Shane Dawson Uploads A 20-Minute Apology Video Addressing Blackface, Racism & James Charles
UPDATE Sunday June 27: Disturbing old footage of Shane Dawson sexualising a then 11-year-old Willow Smith has resurfaced on Twitter following the release of the YouTuber's apology video. Read the latest update here.
It’s been a big week in YouTuber world.
Early on, Shane Dawson announced he was leaving the beauty game, but not before spilling some serious tea about the James Charles/Tati Westbrook/Jeffree Star saga.
Fellow YouTube star, Jenna Marbles, announced she was quitting the platform altogether, after content resurfaced of her making a racist Asian joke and impersonating Nicki Minaj.
Jenna Marbles announces she’s quitting YouTube as she apologises for blackface video she made in the past:
“I think I’m just gonna move on from this channel for now … I want to make sure the things I put out into the world are not hurting anyone.” pic.twitter.com/qnmQz9hLog
— Pop Crave (@PopCrave) June 26, 2020
Enough to leave the internet reeling, right? Well, yes, but there's more. Today, Shane Dawson uploaded a 20-minute apology video in an attempt to get out ahead of the accusations he says he knows are coming, given his past racist behaviour online.
The video, titled “Taking Accountability”, was uploaded on Shane’s channel on Friday in the US. In it, he addressed his past racist behaviour, including – but far from limited to – his use of blackface in old video comedy sketches. He said that while these have long been deleted or hidden, he can't escape this past.
"I have done a lot of things in my past that I hate, that I wish I could make go away, that I tried to make go away by deleting videos, or un-tagging my Instagram, literally doing whatever I can to pretend those things didn't happen," Shane said. "Because yes, I apologized for a lot of them but I'm 31, almost 32. Those apologies suck. I don't know who that person is anymore."
“I’m going to start with all the racism I put onto the internet as an adult, not a child. I was at least 20 when I started YouTube, and I made the decision to play stereotypes of Black people, or Asian people, or Mexicans, or pretty much every race,” he said. ”I made that decision. I said, ‘Oh this is funny,’ and I put that on the internet.”

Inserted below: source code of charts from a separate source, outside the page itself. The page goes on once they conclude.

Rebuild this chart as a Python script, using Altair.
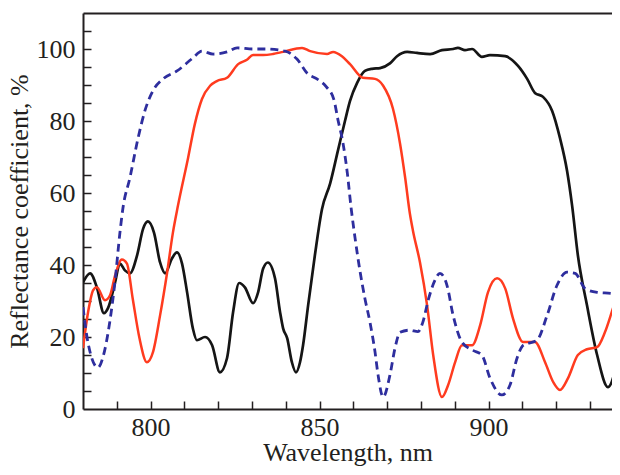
import altair as alt
import pandas as pd

# ---- data ----
black_nm = [780.0, 782.1, 784.1, 786.2, 787.4, 789.5, 790.9, 792.4, 793.9, 796.0, 797.8, 799.2,
            801.0, 802.8, 804.3, 806.3, 807.8, 809.3, 810.8, 812.5, 813.7, 816.1, 818.2, 820.5,
            822.6, 824.4, 826.2, 827.9, 830.3, 831.8, 833.3, 834.7, 836.8, 838.3, 839.2, 840.4,
            841.8, 843.0, 844.2, 845.1, 846.6, 848.6, 850.7, 853.1, 855.4, 857.5, 859.0, 861.1,
            863.4, 865.5, 867.9, 870.8, 872.9, 875.9, 878.8, 882.7, 886.2, 889.5, 890.9, 893.0,
            895.1, 898.0, 900.4, 904.9, 908.7, 911.4, 913.7, 916.1, 918.8, 921.1, 923.2, 924.7,
            926.4, 929.1, 932.1, 935.3, 938.9]
black_r = [35.2, 37.7, 33.8, 26.6, 28.0, 35.2, 40.4, 38.5, 37.7, 42.7, 50.1, 52.1,
           49.0, 40.7, 37.7, 41.8, 43.5, 40.4, 32.4, 22.4, 19.1, 20.0, 17.7, 10.2,
           14.1, 26.9, 35.0, 33.8, 29.4, 32.4, 39.0, 40.7, 36.3, 26.9, 22.4, 19.7,
           13.0, 10.2, 13.0, 17.7, 28.8, 42.7, 55.5, 62.6, 71.7, 80.0, 85.6, 90.6,
           93.9, 94.5, 94.7, 96.0, 98.0, 99.2, 98.9, 98.6, 99.7, 100.0, 100.3, 99.7,
           100.0, 97.8, 98.3, 98.0, 95.3, 91.7, 87.8, 86.7, 82.8, 75.3, 66.2, 56.5,
           42.7, 28.8, 15.0, 6.1, 16.9]

red_nm = [780.0, 781.5, 783.0, 784.1, 786.5, 788.0, 789.5, 791.5, 793.0, 794.7, 796.7, 798.9,
          800.7, 802.8, 804.9, 806.6, 808.1, 811.1, 813.1, 815.2, 817.6, 819.6, 822.6, 825.9,
          828.5, 830.3, 833.3, 836.2, 839.2, 844.8, 847.2, 852.2, 854.0, 856.6, 859.0, 862.8,
          866.4, 868.8, 871.7, 873.8, 875.3, 876.7, 877.6, 879.7, 881.8, 883.6, 886.2, 888.0,
          890.1, 892.1, 895.1, 897.5, 899.8, 902.5, 904.9, 907.2, 910.2, 913.7, 916.7, 919.1,
          921.1, 923.5, 926.4, 929.1, 932.1, 934.4, 936.8, 938.9]
red_r = [16.9, 26.9, 33.0, 33.8, 30.2, 31.6, 37.1, 41.5, 40.4, 30.7, 19.7, 13.0,
         15.8, 26.0, 38.0, 49.0, 56.5, 69.8, 79.2, 86.1, 89.8, 91.1, 92.0, 95.8,
         97.0, 98.3, 98.3, 98.6, 99.2, 100.3, 99.4, 98.6, 99.2, 98.0, 95.8, 92.0,
         91.7, 89.8, 83.4, 73.7, 64.3, 54.3, 49.6, 40.7, 28.8, 15.0, 3.3, 6.6,
         13.0, 17.7, 17.7, 23.3, 32.4, 36.3, 33.5, 25.2, 18.6, 18.6, 13.0, 7.5,
         5.3, 8.6, 15.0, 16.6, 17.2, 21.3, 28.0, 33.8]

blue_nm = [780.0, 781.5, 784.4, 785.9, 788.0, 789.5, 790.9, 791.8, 793.9, 796.3, 798.3, 800.7,
           803.7, 807.8, 812.5, 815.2, 818.5, 822.6, 825.6, 830.3, 833.8, 839.8, 843.3, 846.6,
           849.2, 852.0, 854.2, 855.5, 856.8, 858.2, 859.3, 860.5, 862.0, 863.4, 864.9, 866.4,
           867.3, 868.8, 870.8, 872.3, 873.8, 876.7, 879.1, 880.5, 882.2, 884.0, 885.6, 887.7,
           889.5, 892.1, 895.4, 898.0, 900.4, 903.9, 906.3, 908.4, 910.2, 914.3, 917.3, 920.2,
           923.2, 925.6, 928.5, 932.1, 936.5, 938.9]
blue_r = [28.3, 18.3, 11.5, 14.4, 24.7, 35.7, 48.8, 55.7, 64.3, 75.3, 82.8, 88.4,
          91.7, 93.9, 97.5, 99.4, 98.6, 99.2, 100.3, 100.0, 100.0, 99.4, 97.2, 93.0,
          91.7, 89.5, 86.0, 80.0, 74.5, 65.5, 56.0, 47.4, 38.0, 30.7, 24.1, 15.8,
          9.4, 3.3, 9.4, 16.9, 21.3, 21.9, 21.5, 24.0, 30.5, 35.5, 37.7, 34.3,
          26.0, 18.6, 16.3, 15.0, 8.6, 3.9, 6.6, 14.1, 17.7, 19.1, 26.0, 34.3,
          38.0, 37.7, 33.5, 32.4, 32.1, 28.3]

x_labels = [800, 850, 900]
x_ticks = [790, 800, 810, 820, 830, 840, 850, 860, 870, 880, 890, 900, 910, 920, 930]
y_labels = [0, 20, 40, 60, 80, 100]
y_ticks = [5, 10, 15, 20, 25, 30, 35, 40, 45, 50, 55, 60, 65, 70, 75, 80, 85, 90, 95, 100, 105]

X_DOMAIN = [780, 936.5]
Y_DOMAIN = [0, 110]
W, H = 529, 396

black = pd.DataFrame({"nm": black_nm, "r": black_r})
red = pd.DataFrame({"nm": red_nm, "r": red_r})
blue = pd.DataFrame({"nm": blue_nm, "r": blue_r})

xs = alt.Scale(domain=X_DOMAIN, nice=False, zero=False)
ys = alt.Scale(domain=Y_DOMAIN, nice=False, zero=False)

black_layer = alt.Chart(black).mark_line(
    color="#151515", strokeWidth=2.7, interpolate="monotone", clip=True
).encode(
    x=alt.X("nm:Q", scale=xs, axis=alt.Axis(
        orient="bottom", values=x_labels, ticks=False, labelPadding=5,
        title="Wavelength, nm", titlePadding=-1, grid=False)),
    y=alt.Y("r:Q", scale=ys, axis=alt.Axis(
        orient="left", values=y_labels, ticks=False, labelPadding=8,
        title="Reflectance coefficient, %", titlePadding=4, grid=False)),
)

red_layer = alt.Chart(red).mark_line(
    color="#ff3b1f", strokeWidth=2.5, interpolate="monotone", clip=True
).encode(
    x=alt.X("nm:Q", scale=xs, axis=None),
    y=alt.Y("r:Q", scale=ys, axis=None),
)

blue_layer = alt.Chart(blue).mark_line(
    color="#2e2e9e", strokeWidth=2.8, strokeDash=[8, 5], interpolate="monotone", clip=True
).encode(
    x=alt.X("nm:Q", scale=xs, axis=None),
    y=alt.Y("r:Q", scale=ys, axis=None),
)

# inward ticks (axes placed on the opposite edge so ticks point into the plot)
tick_layer = alt.Chart(black).mark_line(strokeOpacity=0).encode(
    x=alt.X("nm:Q", scale=xs, axis=alt.Axis(
        orient="top", offset=-H, values=x_ticks, labels=False, domain=False,
        tickSize=8, title=None, grid=False)),
    y=alt.Y("r:Q", scale=ys, axis=alt.Axis(
        orient="right", offset=-W, values=y_ticks, labels=False, domain=False,
        tickSize=8, title=None, grid=False)),
)

# top frame line
frame_layer = alt.Chart(black).mark_line(strokeOpacity=0).encode(
    x=alt.X("nm:Q", scale=xs, axis=alt.Axis(
        orient="top", labels=False, ticks=False, domain=True, title=None, grid=False)),
    y=alt.Y("r:Q", scale=ys, axis=None),
)

chart = alt.layer(
    black_layer, red_layer, blue_layer, tick_layer, frame_layer
).resolve_axis(
    x="independent", y="independent"
).properties(
    width=W, height=H,
    autosize=alt.AutoSizeParams(type="none"),
    padding={"left": 75, "top": 5, "right": 0, "bottom": 58},
).configure_view(
    stroke=None
).configure_axis(
    labelFont="Liberation Serif", labelFontSize=26, labelColor="#231f20",
    titleFont="Liberation Serif", titleFontSize=26, titleFontWeight="normal",
    titleColor="#231f20",
    domainColor="#231f20", domainWidth=2,
    tickColor="#231f20", tickWidth=1.5,
)

chart.save("out.html", embed_options={"renderer": "svg", "actions": False})
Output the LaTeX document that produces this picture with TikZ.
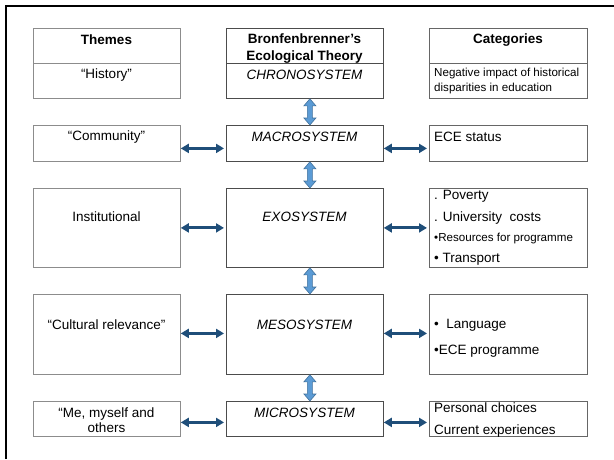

“Blackface was something that I did a lot,” Shane admitted. “There’s no excuse for it ... I’m sorry that I added to the normalization of blackface, or the normalization of saying the n-word. And my justification at the time for that was, ‘Oh, I was playing a character, and it was in comedy, and my Black friend was there, and that makes it okay.’ No, it’s not okay.”
Shane noted that, while this isn’t the first time he has apologised specifically for blackface, those previous apologies were motivated by “fear”. This time, he claimed, he wanted to “own up”.
While Shane said that he didn’t want to “make excuses”, the YouTuber cited his past trauma, the way his videos were edited (which he thinks framed his behaviour in an even worse light), and essentially trying to be funny, all as reasons for this racist content.
Shane also mentioned his recent comments about James Charles, saying he regrets claiming that the beauty YouTuber needs to eat "humble pie". "The part of the Twitter note that I regret more than anything in my entire life, was the part where I said that James deserve a slice of humble pie the size of the Empire State Building," he said. "I'm sorry, James ... First of all, nobody deserves what happened. The whole internet ganging up on somebody, nobody deserved that. Who am I that somebody needs to be humbled? Me? Who am I to say that? I have literally put so much hate onto the internet over my last 15 years."
The reckoning of white people in positions of power who have behaved in ways that undermine, discriminate against, and/or terrorise Black and other people of colour is well underway in the US, spanning from Man Repeller's Leandra Medine all the way to top dogs at the New York Times and Condé Nast. For someone like Shane – who's success lives or dies by his subscriber count – the ramifications are less clear. This isn’t Dawson's first apology video. With more than 23M subscribers on the platform and no talk of him 'quitting' the platform altogether, we’d wager that it won’t be his last.